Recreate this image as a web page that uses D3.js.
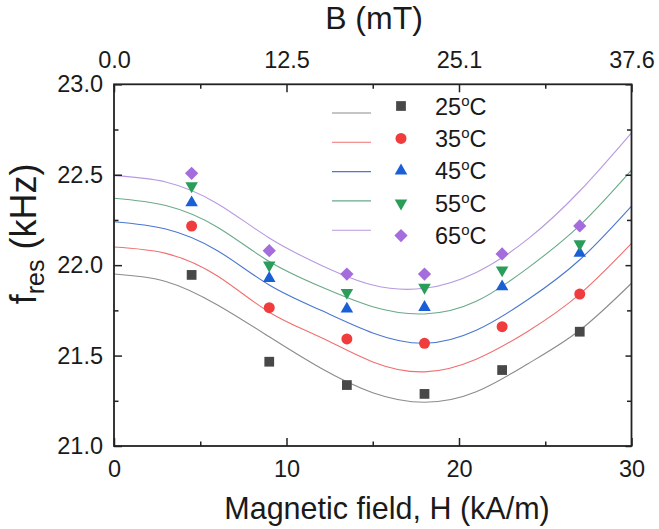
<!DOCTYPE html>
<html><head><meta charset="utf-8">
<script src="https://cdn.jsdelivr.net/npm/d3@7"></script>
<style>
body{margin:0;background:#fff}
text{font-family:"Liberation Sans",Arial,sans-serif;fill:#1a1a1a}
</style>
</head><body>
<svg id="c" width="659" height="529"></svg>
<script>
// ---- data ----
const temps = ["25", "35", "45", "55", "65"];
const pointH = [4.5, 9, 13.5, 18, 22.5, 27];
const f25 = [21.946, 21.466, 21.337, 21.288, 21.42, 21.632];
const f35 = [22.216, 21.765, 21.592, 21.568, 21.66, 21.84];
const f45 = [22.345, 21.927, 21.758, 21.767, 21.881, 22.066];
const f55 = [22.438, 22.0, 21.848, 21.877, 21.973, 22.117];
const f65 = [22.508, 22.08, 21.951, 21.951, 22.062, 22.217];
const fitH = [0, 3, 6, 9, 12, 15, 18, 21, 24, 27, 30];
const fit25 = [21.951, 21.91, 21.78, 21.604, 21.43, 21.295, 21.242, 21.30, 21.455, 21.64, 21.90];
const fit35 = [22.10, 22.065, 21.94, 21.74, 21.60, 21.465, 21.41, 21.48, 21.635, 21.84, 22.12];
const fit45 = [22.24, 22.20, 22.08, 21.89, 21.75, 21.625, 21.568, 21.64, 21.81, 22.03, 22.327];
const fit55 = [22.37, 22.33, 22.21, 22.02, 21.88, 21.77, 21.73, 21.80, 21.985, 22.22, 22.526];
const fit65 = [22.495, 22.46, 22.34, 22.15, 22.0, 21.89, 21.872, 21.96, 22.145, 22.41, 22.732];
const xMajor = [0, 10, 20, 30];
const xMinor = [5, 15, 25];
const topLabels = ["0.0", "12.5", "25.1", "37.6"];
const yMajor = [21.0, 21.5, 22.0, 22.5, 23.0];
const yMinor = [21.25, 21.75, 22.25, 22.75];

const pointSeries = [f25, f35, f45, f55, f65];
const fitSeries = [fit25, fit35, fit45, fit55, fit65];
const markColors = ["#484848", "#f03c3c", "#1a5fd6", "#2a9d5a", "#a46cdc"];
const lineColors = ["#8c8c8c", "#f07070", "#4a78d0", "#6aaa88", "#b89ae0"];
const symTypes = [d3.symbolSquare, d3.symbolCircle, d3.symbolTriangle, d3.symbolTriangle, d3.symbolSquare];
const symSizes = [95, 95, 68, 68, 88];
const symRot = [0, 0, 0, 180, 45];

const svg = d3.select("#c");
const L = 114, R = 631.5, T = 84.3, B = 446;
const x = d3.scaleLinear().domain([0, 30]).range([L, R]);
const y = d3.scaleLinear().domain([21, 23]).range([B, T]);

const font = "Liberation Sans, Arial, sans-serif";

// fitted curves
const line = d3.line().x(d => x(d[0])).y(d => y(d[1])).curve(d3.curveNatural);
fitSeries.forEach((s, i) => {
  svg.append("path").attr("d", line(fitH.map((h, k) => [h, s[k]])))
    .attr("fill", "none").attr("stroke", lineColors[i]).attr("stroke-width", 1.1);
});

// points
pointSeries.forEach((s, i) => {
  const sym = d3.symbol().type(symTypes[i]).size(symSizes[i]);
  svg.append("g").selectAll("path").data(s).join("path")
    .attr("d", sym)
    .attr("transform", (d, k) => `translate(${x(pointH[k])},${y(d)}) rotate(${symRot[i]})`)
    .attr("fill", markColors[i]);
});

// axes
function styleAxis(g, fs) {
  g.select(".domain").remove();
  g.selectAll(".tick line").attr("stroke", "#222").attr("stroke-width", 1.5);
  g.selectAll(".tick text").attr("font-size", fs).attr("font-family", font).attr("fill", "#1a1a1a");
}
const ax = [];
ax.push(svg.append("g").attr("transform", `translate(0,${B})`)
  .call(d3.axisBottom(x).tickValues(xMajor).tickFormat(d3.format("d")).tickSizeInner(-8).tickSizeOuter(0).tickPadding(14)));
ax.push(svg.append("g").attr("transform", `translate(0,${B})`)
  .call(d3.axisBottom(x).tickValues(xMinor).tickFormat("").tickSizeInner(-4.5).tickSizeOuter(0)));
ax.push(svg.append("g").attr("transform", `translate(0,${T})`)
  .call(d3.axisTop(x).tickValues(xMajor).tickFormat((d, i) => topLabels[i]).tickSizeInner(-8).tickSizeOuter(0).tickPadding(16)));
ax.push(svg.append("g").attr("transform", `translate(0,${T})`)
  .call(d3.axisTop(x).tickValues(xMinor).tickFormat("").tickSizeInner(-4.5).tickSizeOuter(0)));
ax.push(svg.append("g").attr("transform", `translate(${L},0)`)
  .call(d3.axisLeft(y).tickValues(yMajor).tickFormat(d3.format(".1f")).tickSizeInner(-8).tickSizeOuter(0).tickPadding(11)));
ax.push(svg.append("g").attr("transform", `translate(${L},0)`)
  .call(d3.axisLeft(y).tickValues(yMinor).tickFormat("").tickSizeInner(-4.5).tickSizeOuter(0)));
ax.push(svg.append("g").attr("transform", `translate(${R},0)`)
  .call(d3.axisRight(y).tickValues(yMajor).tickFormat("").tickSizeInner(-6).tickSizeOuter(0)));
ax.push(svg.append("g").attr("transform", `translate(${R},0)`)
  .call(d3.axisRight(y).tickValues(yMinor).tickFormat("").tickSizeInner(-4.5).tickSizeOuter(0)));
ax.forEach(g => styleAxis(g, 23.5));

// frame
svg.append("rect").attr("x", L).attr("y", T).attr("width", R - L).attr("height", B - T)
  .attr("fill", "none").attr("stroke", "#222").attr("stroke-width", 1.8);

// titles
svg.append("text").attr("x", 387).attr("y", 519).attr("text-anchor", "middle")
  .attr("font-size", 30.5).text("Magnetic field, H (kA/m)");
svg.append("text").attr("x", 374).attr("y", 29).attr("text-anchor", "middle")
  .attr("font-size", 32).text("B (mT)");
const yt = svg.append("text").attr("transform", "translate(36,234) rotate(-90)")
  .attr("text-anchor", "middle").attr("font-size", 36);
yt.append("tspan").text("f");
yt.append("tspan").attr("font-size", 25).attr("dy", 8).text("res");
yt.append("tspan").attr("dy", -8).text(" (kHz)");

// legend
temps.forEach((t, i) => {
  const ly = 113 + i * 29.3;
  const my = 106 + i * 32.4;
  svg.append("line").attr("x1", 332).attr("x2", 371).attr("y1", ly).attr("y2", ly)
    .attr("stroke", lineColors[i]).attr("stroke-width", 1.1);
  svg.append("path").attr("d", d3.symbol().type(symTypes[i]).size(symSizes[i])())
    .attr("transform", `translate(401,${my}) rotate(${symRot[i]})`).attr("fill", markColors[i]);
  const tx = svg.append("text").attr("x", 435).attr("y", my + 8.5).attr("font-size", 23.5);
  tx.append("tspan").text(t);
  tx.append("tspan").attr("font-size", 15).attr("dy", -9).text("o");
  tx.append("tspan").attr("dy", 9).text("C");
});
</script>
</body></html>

▸ Request: Exclude every picture and copy the remaining data exactly.

▸ Answer to this problem:
Recreate this image as a web page that uses D3.js.
<!DOCTYPE html>
<html><head><meta charset="utf-8">
<script src="https://cdn.jsdelivr.net/npm/d3@7"></script>
<style>
body{margin:0;background:#fff}
text{font-family:"Liberation Sans",Arial,sans-serif;fill:#1a1a1a}
</style>
</head><body>
<svg id="c" width="659" height="529"></svg>
<script>
// ---- data ----
const temps = ["25", "35", "45", "55", "65"];
const pointH = [4.5, 9, 13.5, 18, 22.5, 27];
const f25 = [21.946, 21.466, 21.337, 21.288, 21.42, 21.632];
const f35 = [22.216, 21.765, 21.592, 21.568, 21.66, 21.84];
const f45 = [22.345, 21.927, 21.758, 21.767, 21.881, 22.066];
const f55 = [22.438, 22.0, 21.848, 21.877, 21.973, 22.117];
const f65 = [22.508, 22.08, 21.951, 21.951, 22.062, 22.217];
const fitH = [0, 3, 6, 9, 12, 15, 18, 21, 24, 27, 30];
const fit25 = [21.951, 21.91, 21.78, 21.604, 21.43, 21.295, 21.242, 21.30, 21.455, 21.64, 21.90];
const fit35 = [22.10, 22.065, 21.94, 21.74, 21.60, 21.465, 21.41, 21.48, 21.635, 21.84, 22.12];
const fit45 = [22.24, 22.20, 22.08, 21.89, 21.75, 21.625, 21.568, 21.64, 21.81, 22.03, 22.327];
const fit55 = [22.37, 22.33, 22.21, 22.02, 21.88, 21.77, 21.73, 21.80, 21.985, 22.22, 22.526];
const fit65 = [22.495, 22.46, 22.34, 22.15, 22.0, 21.89, 21.872, 21.96, 22.145, 22.41, 22.732];
const xMajor = [0, 10, 20, 30];
const xMinor = [5, 15, 25];
const topLabels = ["0.0", "12.5", "25.1", "37.6"];
const yMajor = [21.0, 21.5, 22.0, 22.5, 23.0];
const yMinor = [21.25, 21.75, 22.25, 22.75];

const pointSeries = [f25, f35, f45, f55, f65];
const fitSeries = [fit25, fit35, fit45, fit55, fit65];
const markColors = ["#484848", "#f03c3c", "#1a5fd6", "#2a9d5a", "#a46cdc"];
const lineColors = ["#8c8c8c", "#f07070", "#4a78d0", "#6aaa88", "#b89ae0"];
const symTypes = [d3.symbolSquare, d3.symbolCircle, d3.symbolTriangle, d3.symbolTriangle, d3.symbolSquare];
const symSizes = [95, 95, 68, 68, 88];
const symRot = [0, 0, 0, 180, 45];

const svg = d3.select("#c");
const L = 114, R = 631.5, T = 84.3, B = 446;
const x = d3.scaleLinear().domain([0, 30]).range([L, R]);
const y = d3.scaleLinear().domain([21, 23]).range([B, T]);

const font = "Liberation Sans, Arial, sans-serif";

// fitted curves
const line = d3.line().x(d => x(d[0])).y(d => y(d[1])).curve(d3.curveNatural);
fitSeries.forEach((s, i) => {
  svg.append("path").attr("d", line(fitH.map((h, k) => [h, s[k]])))
    .attr("fill", "none").attr("stroke", lineColors[i]).attr("stroke-width", 1.1);
});

// points
pointSeries.forEach((s, i) => {
  const sym = d3.symbol().type(symTypes[i]).size(symSizes[i]);
  svg.append("g").selectAll("path").data(s).join("path")
    .attr("d", sym)
    .attr("transform", (d, k) => `translate(${x(pointH[k])},${y(d)}) rotate(${symRot[i]})`)
    .attr("fill", markColors[i]);
});

// axes
function styleAxis(g, fs) {
  g.select(".domain").remove();
  g.selectAll(".tick line").attr("stroke", "#222").attr("stroke-width", 1.5);
  g.selectAll(".tick text").attr("font-size", fs).attr("font-family", font).attr("fill", "#1a1a1a");
}
const ax = [];
ax.push(svg.append("g").attr("transform", `translate(0,${B})`)
  .call(d3.axisBottom(x).tickValues(xMajor).tickFormat(d3.format("d")).tickSizeInner(-8).tickSizeOuter(0).tickPadding(14)));
ax.push(svg.append("g").attr("transform", `translate(0,${B})`)
  .call(d3.axisBottom(x).tickValues(xMinor).tickFormat("").tickSizeInner(-4.5).tickSizeOuter(0)));
ax.push(svg.append("g").attr("transform", `translate(0,${T})`)
  .call(d3.axisTop(x).tickValues(xMajor).tickFormat((d, i) => topLabels[i]).tickSizeInner(-8).tickSizeOuter(0).tickPadding(16)));
ax.push(svg.append("g").attr("transform", `translate(0,${T})`)
  .call(d3.axisTop(x).tickValues(xMinor).tickFormat("").tickSizeInner(-4.5).tickSizeOuter(0)));
ax.push(svg.append("g").attr("transform", `translate(${L},0)`)
  .call(d3.axisLeft(y).tickValues(yMajor).tickFormat(d3.format(".1f")).tickSizeInner(-8).tickSizeOuter(0).tickPadding(11)));
ax.push(svg.append("g").attr("transform", `translate(${L},0)`)
  .call(d3.axisLeft(y).tickValues(yMinor).tickFormat("").tickSizeInner(-4.5).tickSizeOuter(0)));
ax.push(svg.append("g").attr("transform", `translate(${R},0)`)
  .call(d3.axisRight(y).tickValues(yMajor).tickFormat("").tickSizeInner(-6).tickSizeOuter(0)));
ax.push(svg.append("g").attr("transform", `translate(${R},0)`)
  .call(d3.axisRight(y).tickValues(yMinor).tickFormat("").tickSizeInner(-4.5).tickSizeOuter(0)));
ax.forEach(g => styleAxis(g, 23.5));

// frame
svg.append("rect").attr("x", L).attr("y", T).attr("width", R - L).attr("height", B - T)
  .attr("fill", "none").attr("stroke", "#222").attr("stroke-width", 1.8);

// titles
svg.append("text").attr("x", 387).attr("y", 519).attr("text-anchor", "middle")
  .attr("font-size", 30.5).text("Magnetic field, H (kA/m)");
svg.append("text").attr("x", 374).attr("y", 29).attr("text-anchor", "middle")
  .attr("font-size", 32).text("B (mT)");
const yt = svg.append("text").attr("transform", "translate(36,234) rotate(-90)")
  .attr("text-anchor", "middle").attr("font-size", 36);
yt.append("tspan").text("f");
yt.append("tspan").attr("font-size", 25).attr("dy", 8).text("res");
yt.append("tspan").attr("dy", -8).text(" (kHz)");

// legend
temps.forEach((t, i) => {
  const ly = 113 + i * 29.3;
  const my = 106 + i * 32.4;
  svg.append("line").attr("x1", 332).attr("x2", 371).attr("y1", ly).attr("y2", ly)
    .attr("stroke", lineColors[i]).attr("stroke-width", 1.1);
  svg.append("path").attr("d", d3.symbol().type(symTypes[i]).size(symSizes[i])())
    .attr("transform", `translate(401,${my}) rotate(${symRot[i]})`).attr("fill", markColors[i]);
  const tx = svg.append("text").attr("x", 435).attr("y", my + 8.5).attr("font-size", 23.5);
  tx.append("tspan").text(t);
  tx.append("tspan").attr("font-size", 15).attr("dy", -9).text("o");
  tx.append("tspan").attr("dy", 9).text("C");
});
</script>
</body></html>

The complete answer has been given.